Il processo è diventato noto come ESMA III, dal nome della scuola della Marina argentina luogo di torture e di prigioni clandestine. Nel Paese l'ESMA è uno dei simboli della dittatura e delle barbarie compiute dai militari. Da qui passarono circa 5000 detenuti, destinati a riempire le fila dei desaparecidos , ovvero degli "scomparsi". Nel 2004 il Presidente Kirchner e il sindaco di Buenos Aires Ibarra hanno firmato un accordo per rendere l'ESMA un museo per la memoria dei crimini della dittatura e la difesa dei diritti umani.

La notizia dell'avvio del maxi processo è stata accolta positivamente dalle Madri di Plaza de Mayo. Tra le vittime dei "voli della morte" figurano infatti anche la fondatrice del movimento Azucena Villaflor de Devincenti e le sue compagne Esther Ballestrino de Careaga, Maria Ponce de Bianco e Angela Aguad, sequestrate, traferite all'ESMA e poi scomparse.

I loro cadaveri vennero ritrovati pochi giorni dopo la sparizione delle donne sulle coste di Buenos Aires, ma non furono identificati e vennero quindi sepolti senza un nome. Solo nel 2005 la Squadra Argentina di Antropologia Forense riuscì a identificare i loro resti e si accorse che essi presentavano fratture dovute a una caduta da una grande altezza e segni di impatto con l'acqua.

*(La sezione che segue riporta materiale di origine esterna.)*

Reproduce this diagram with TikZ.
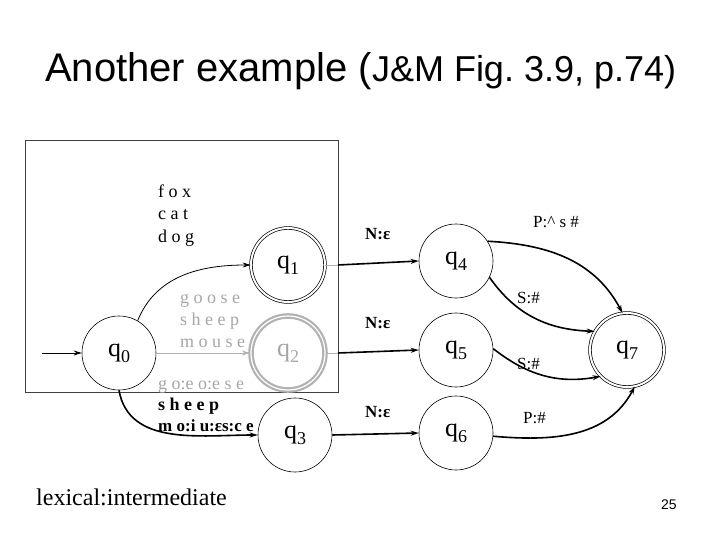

È stato quindi possibile ricondurre tali decessi ai "voli della morte", grazie ad alcune testimonianze e alle fotografie rese note dalla Commissione Interamericana per i diritti Umani. L'esistenza dei "voli" è stata confermata dai superstiti ai campi di concentramento e da alcuni dei soldati accusati. Adolfo Scilingo ha confessato di aver gettato in mare i corpi di 30 prigionieri, rivelando di avere avuto "l'appoggio spirituale di un prete cattolico prima e dopo la carneficina". Anche Julio Poch ha ricordato di aver "lanciato in mare i corpi ancora vivi di coloro che considerava 'terroristi di sinistra'", tentando di attenuare la sua responsabilità accennando al fatto che i prigionieri venivano drogati e anastetizzati prima di essere gettati dagli aerei.

La Commissione Interamericana ha successivamente reso pubbliche le foto di circa 20 cadaveri trovati lungo le coste dell'Uruguay tra il 1976 e il 1979, che presentavano evidenti segni di tortura e di impatto con l'acqua, che sono stati identificati dalla stessa Commissione come le vittime dei "voli della morte".